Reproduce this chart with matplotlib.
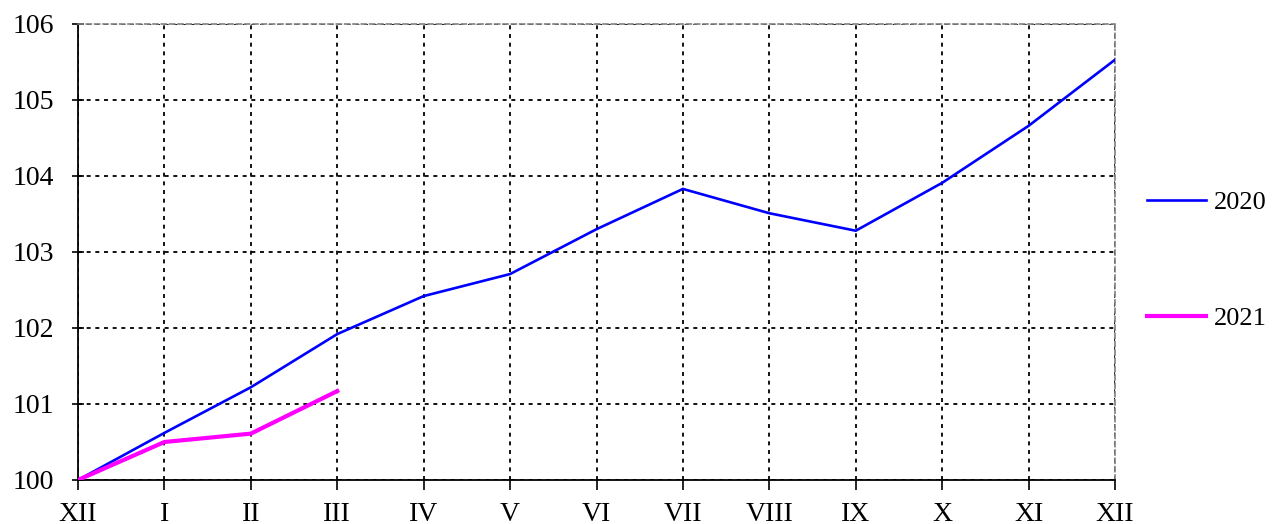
import matplotlib
matplotlib.use("Agg")
import matplotlib.pyplot as plt
from matplotlib.lines import Line2D

months = ["XII", "I", "II", "III", "IV", "V", "VI", "VII", "VIII", "IX", "X", "XI", "XII"]
series_2020 = [100.0, 100.62, 101.22, 101.92, 102.42, 102.71, 103.30, 103.83, 103.51, 103.28, 103.91, 104.66, 105.53]
series_2021 = [100.0, 100.50, 100.61, 101.17]
y_ticks = [100, 101, 102, 103, 104, 105, 106]

plt.rcParams['font.family'] = ['Liberation Serif', 'DejaVu Serif']

fig = plt.figure(figsize=(12.72, 5.24), dpi=100)
ax = fig.add_axes([78/1272, 44/524, (1115-78)/1272, (480-24)/524])

x20 = list(range(len(series_2020)))
x21 = list(range(len(series_2021)))
ax.plot(x20, series_2020, color="#0000FF", lw=1.9, solid_joinstyle='miter', zorder=3)
ax.plot(x21, series_2021, color="#FF00FF", lw=3.0, solid_joinstyle='miter', zorder=4)

ax.set_xlim(0, len(months) - 1)
ax.set_ylim(100, 106)
ax.set_xticks(range(len(months)))
ax.set_xticklabels(months)
ax.set_yticks(y_ticks)
ax.set_yticklabels([str(v) for v in y_ticks])
ax.tick_params(axis='both', labelsize=20, color='black', width=1.2)
ax.tick_params(axis='x', direction='out', length=7.5, pad=8)
ax.tick_params(axis='y', direction='inout', length=8, pad=13)

ax.grid(True, color='black', linestyle=(0, (2.2, 2.6)), linewidth=1.3)
ax.set_axisbelow(True)

for s in ['left', 'bottom']:
    ax.spines[s].set_color('black')
    ax.spines[s].set_linewidth(1.3)
for s in ['top', 'right']:
    ax.spines[s].set_color('#808080')
    ax.spines[s].set_linewidth(1.2)
    ax.spines[s].set_linestyle((0, (3, 2)))

handles = [Line2D([], [], color="#0000FF", lw=1.9), Line2D([], [], color="#FF00FF", lw=3.0)]
fig.legend(handles, ["2020", "2021"], loc='upper left', bbox_to_anchor=(1136/1272, 1 - 180/524),
           frameon=False, fontsize=19, handlelength=2.25, handletextpad=0.3, labelspacing=3.5,
           borderaxespad=0)

fig.savefig("out.png", dpi=100)
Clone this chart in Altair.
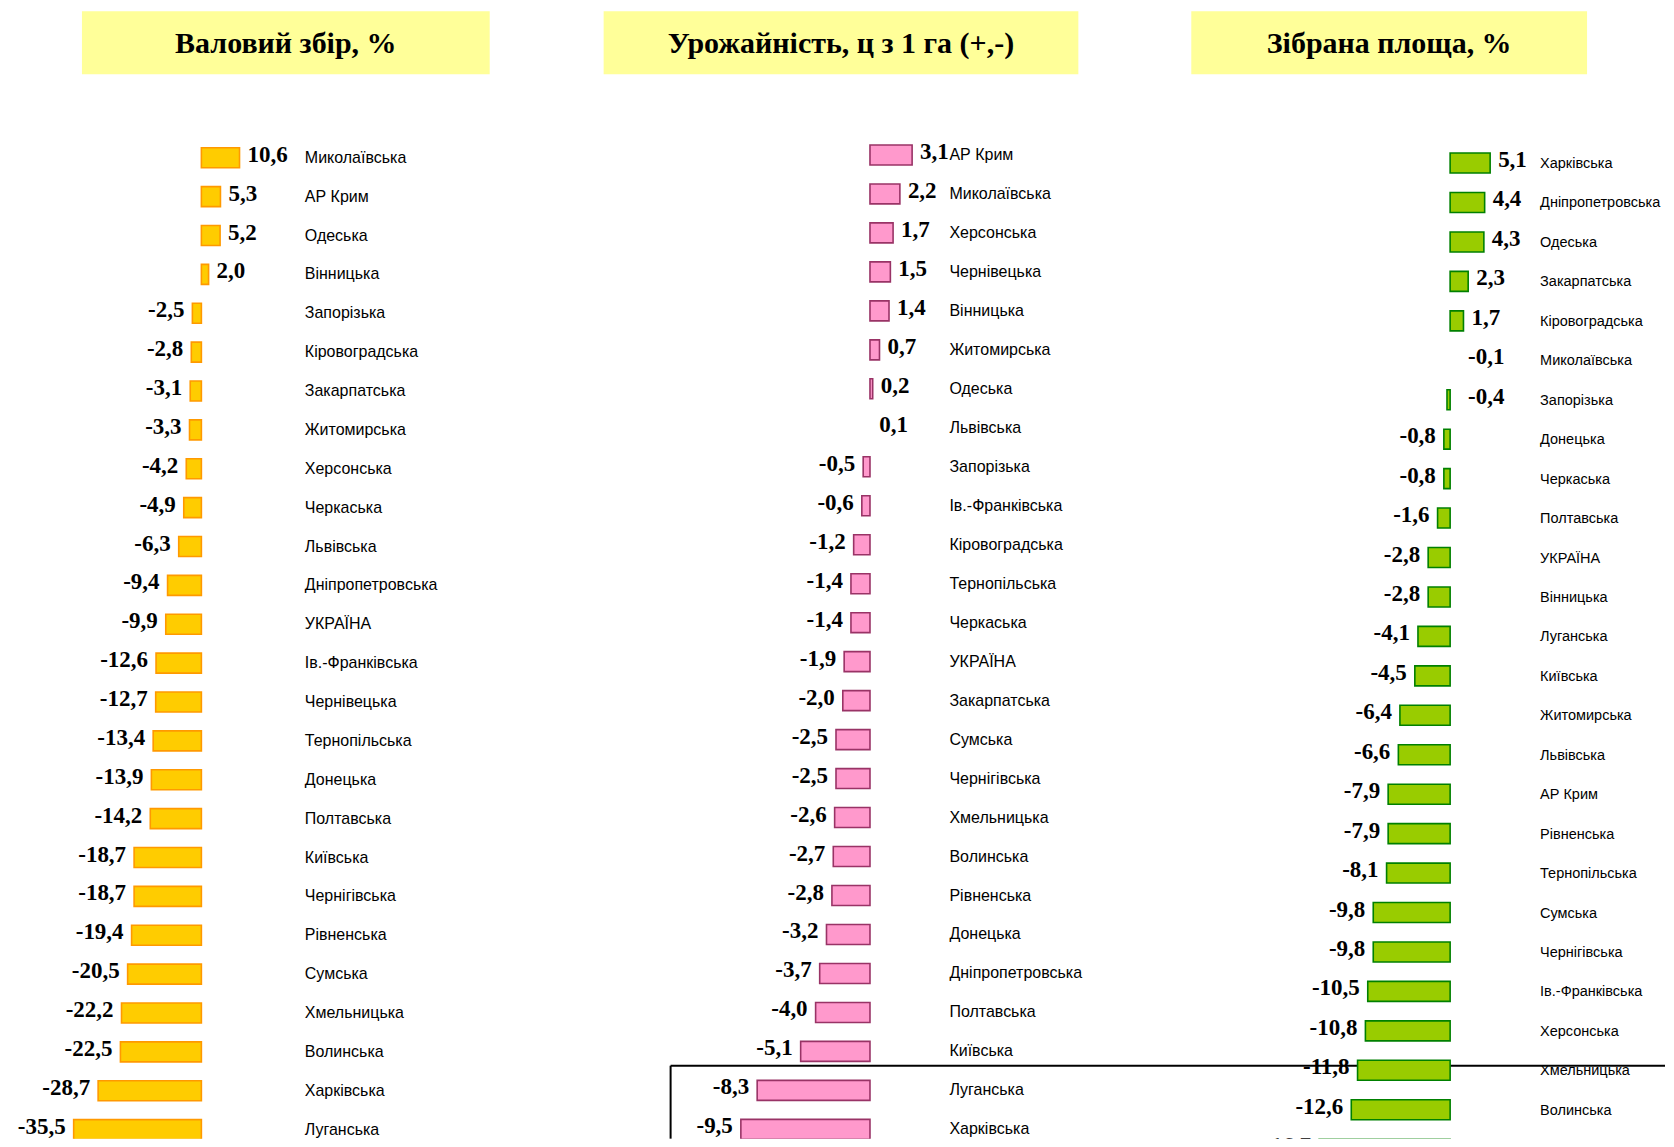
import altair as alt
import pandas as pd

# ---------------- data ----------------
titles = ["Валовий збір, %", "Урожайність, ц з 1 га (+,-)", "Зібрана площа, %"]

gross_regions = ["Миколаївська", "АР Крим", "Одеська", "Вінницька", "Запорізька",
                 "Кіровоградська", "Закарпатська", "Житомирська", "Херсонська", "Черкаська",
                 "Львівська", "Дніпропетровська", "УКРАЇНА", "Ів.-Франківська", "Чернівецька",
                 "Тернопільська", "Донецька", "Полтавська", "Київська", "Чернігівська",
                 "Рівненська", "Сумська", "Хмельницька", "Волинська", "Харківська", "Луганська"]
gross_values = [10.6, 5.3, 5.2, 2.0, -2.5, -2.8, -3.1, -3.3, -4.2, -4.9, -6.3, -9.4, -9.9,
                -12.6, -12.7, -13.4, -13.9, -14.2, -18.7, -18.7, -19.4, -20.5, -22.2, -22.5,
                -28.7, -35.5]

yield_regions = ["АР Крим", "Миколаївська", "Херсонська", "Чернівецька", "Вінницька",
                 "Житомирська", "Одеська", "Львівська", "Запорізька", "Ів.-Франківська",
                 "Кіровоградська", "Тернопільська", "Черкаська", "УКРАЇНА", "Закарпатська",
                 "Сумська", "Чернігівська", "Хмельницька", "Волинська", "Рівненська",
                 "Донецька", "Дніпропетровська", "Полтавська", "Київська", "Луганська", "Харківська"]
yield_values = [3.1, 2.2, 1.7, 1.5, 1.4, 0.7, 0.2, 0.1, -0.5, -0.6, -1.2, -1.4, -1.4, -1.9,
                -2.0, -2.5, -2.5, -2.6, -2.7, -2.8, -3.2, -3.7, -4.0, -5.1, -8.3, -9.5]

area_regions = ["Харківська", "Дніпропетровська", "Одеська", "Закарпатська", "Кіровоградська",
                "Миколаївська", "Запорізька", "Донецька", "Черкаська", "Полтавська",
                "УКРАЇНА", "Вінницька", "Луганська", "Київська", "Житомирська",
                "Львівська", "АР Крим", "Рівненська", "Тернопільська", "Сумська",
                "Чернігівська", "Ів.-Франківська", "Херсонська", "Хмельницька", "Волинська",
                "Чернівецька"]
area_values = [5.1, 4.4, 4.3, 2.3, 1.7, -0.1, -0.4, -0.8, -0.8, -1.6, -2.8, -2.8, -4.1, -4.5,
               -6.4, -6.6, -7.9, -7.9, -8.1, -9.8, -9.8, -10.5, -10.8, -11.8, -12.6, -16.7]

# ---------------- layout (page pixels) ----------------
M = 8
W, H = 1674 - 2 * M, 1147 - 2 * M

panels = [
    dict(regions=gross_regions, values=gross_values, title=titles[0],
         zero=201.5, k=3.6, row0=157.5, step=38.9, label_x=305, name_font=16,
         box=(82, 490), fill="#FFCC00", stroke="#FF9900", right_min=0.0),
    dict(regions=yield_regions, values=yield_values, title=titles[1],
         zero=870.5, k=13.6, row0=154.7, step=39.0, label_x=950, name_font=16,
         box=(604, 1079), fill="#FF99CC", stroke="#993366", right_min=0.0),
    dict(regions=area_regions, values=area_values, title=titles[2],
         zero=1451.0, k=7.85, row0=162.8, step=39.47, label_x=1541, name_font=14.5,
         box=(1192, 1588), fill="#99CC00", stroke="#008000", right_min=-0.5),
]

BAR_HALF = 10.0
VAL_FONT = 23
TITLE_FONT = 30
LABEL_EXPR = "(datum.value < 0 ? '-' : '') + replace(format(abs(datum.value), '.1f'), '.', ',')"

layers = []

# decorative frame lines (drawn beneath the bars)
one = pd.DataFrame({"d": [0]})
layers.append(alt.Chart(one).mark_rule(color="black", strokeWidth=2).encode(
    x=alt.value(671 - M), x2=alt.value(W), y=alt.value(1066 - M)))
layers.append(alt.Chart(one).mark_rule(color="black", strokeWidth=2).encode(
    x=alt.value(671 - M), y=alt.value(1066 - M), y2=alt.value(H)))

for p in panels:
    df = pd.DataFrame({"region": p["regions"], "value": p["values"],
                       "rank": list(range(len(p["values"])))})
    zx = p["zero"] - M
    xdom = [-zx / p["k"], (W - zx) / p["k"]]
    zy = p["row0"] - M
    ydom = [-zy / p["step"], (H - zy) / p["step"]]
    xs = alt.Scale(domain=xdom, nice=False, zero=False)
    ys = alt.Scale(domain=ydom, nice=False, zero=False, reverse=True)
    h = BAR_HALF / p["step"]

    base = alt.Chart(df).transform_calculate(
        zero="0",
        top=f"datum.rank - {h}",
        bot=f"datum.rank + {h}",
        anchor="max(datum.value, 0)",
        label=LABEL_EXPR,
    )

    # bars thinner than ~1.5px are not drawn (as in the source)
    bars = base.transform_filter(f"abs(datum.value) * {p['k']} >= 1.5").mark_rect(
        fill=p["fill"], stroke=p["stroke"], strokeWidth=1.6, clip=True
    ).encode(
        x=alt.X("value:Q", scale=xs, axis=None),
        x2=alt.X2("zero:Q"),
        y=alt.Y("top:Q", scale=ys, axis=None),
        y2=alt.Y2("bot:Q"),
    )
    txt = dict(baseline="alphabetic", dy=4, font="Liberation Serif",
               fontWeight="bold", fontSize=VAL_FONT, color="black", clip=True)
    right_lbl = base.transform_filter("datum.value >= 0").mark_text(
        align="left", dx=8, **txt
    ).encode(
        x=alt.X("anchor:Q", scale=xs, axis=None),
        y=alt.Y("rank:Q", scale=ys, axis=None),
        text="label:N",
    )
    right_neg_lbl = base.transform_filter(
        f"datum.value < 0 && datum.value >= {p['right_min']}").mark_text(
        align="left", dx=18, **txt
    ).encode(
        x=alt.X("anchor:Q", scale=xs, axis=None),
        y=alt.Y("rank:Q", scale=ys, axis=None),
        text="label:N",
    )
    left_lbl = base.transform_filter(f"datum.value < {p['right_min']}").mark_text(
        align="right", dx=-8, **txt
    ).encode(
        x=alt.X("value:Q", scale=xs, axis=None),
        y=alt.Y("rank:Q", scale=ys, axis=None),
        text="label:N",
    )
    names = base.mark_text(
        align="left", baseline="alphabetic", dy=5, font="Liberation Sans",
        fontSize=p["name_font"], color="black", clip=True
    ).encode(
        x=alt.value(p["label_x"] - M),
        y=alt.Y("rank:Q", scale=ys, axis=None),
        text="region:N",
    )

    tdf = pd.DataFrame({"t": [p["title"]]})
    x0, x1 = p["box"]
    box = alt.Chart(tdf).mark_rect(fill="#FFFF99").encode(
        x=alt.value(x0 - M), x2=alt.value(x1 - M), y=alt.value(11 - M), y2=alt.value(74 - M))
    ttl = alt.Chart(tdf).mark_text(
        align="center", baseline="alphabetic", font="Liberation Serif",
        fontWeight="bold", fontSize=TITLE_FONT, color="black"
    ).encode(x=alt.value((x0 + x1) / 2 - M), y=alt.value(53 - M), text="t:N")

    layers += [box, ttl, bars, right_lbl, right_neg_lbl, left_lbl, names]

chart = alt.layer(*layers).resolve_scale(x="independent", y="independent").properties(
    width=W, height=H, padding=0
).configure(background="white", view=alt.ViewConfig(stroke=None))

chart.save("out.html", embed_options={"renderer": "svg", "actions": False})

+ + +

- _Instruction_
Starting at the first line of the entries, restate word for word everything through the line that holds "ax.spines[s].set_linestyle((0, (3, 2)))", both ends included, but omit any pictures.

- _The solution_
Reproduce this chart with matplotlib.
import matplotlib
matplotlib.use("Agg")
import matplotlib.pyplot as plt
from matplotlib.lines import Line2D

months = ["XII", "I", "II", "III", "IV", "V", "VI", "VII", "VIII", "IX", "X", "XI", "XII"]
series_2020 = [100.0, 100.62, 101.22, 101.92, 102.42, 102.71, 103.30, 103.83, 103.51, 103.28, 103.91, 104.66, 105.53]
series_2021 = [100.0, 100.50, 100.61, 101.17]
y_ticks = [100, 101, 102, 103, 104, 105, 106]

plt.rcParams['font.family'] = ['Liberation Serif', 'DejaVu Serif']

fig = plt.figure(figsize=(12.72, 5.24), dpi=100)
ax = fig.add_axes([78/1272, 44/524, (1115-78)/1272, (480-24)/524])

x20 = list(range(len(series_2020)))
x21 = list(range(len(series_2021)))
ax.plot(x20, series_2020, color="#0000FF", lw=1.9, solid_joinstyle='miter', zorder=3)
ax.plot(x21, series_2021, color="#FF00FF", lw=3.0, solid_joinstyle='miter', zorder=4)

ax.set_xlim(0, len(months) - 1)
ax.set_ylim(100, 106)
ax.set_xticks(range(len(months)))
ax.set_xticklabels(months)
ax.set_yticks(y_ticks)
ax.set_yticklabels([str(v) for v in y_ticks])
ax.tick_params(axis='both', labelsize=20, color='black', width=1.2)
ax.tick_params(axis='x', direction='out', length=7.5, pad=8)
ax.tick_params(axis='y', direction='inout', length=8, pad=13)

ax.grid(True, color='black', linestyle=(0, (2.2, 2.6)), linewidth=1.3)
ax.set_axisbelow(True)

for s in ['left', 'bottom']:
    ax.spines[s].set_color('black')
    ax.spines[s].set_linewidth(1.3)
for s in ['top', 'right']:
    ax.spines[s].set_color('#808080')
    ax.spines[s].set_linewidth(1.2)
    ax.spines[s].set_linestyle((0, (3, 2)))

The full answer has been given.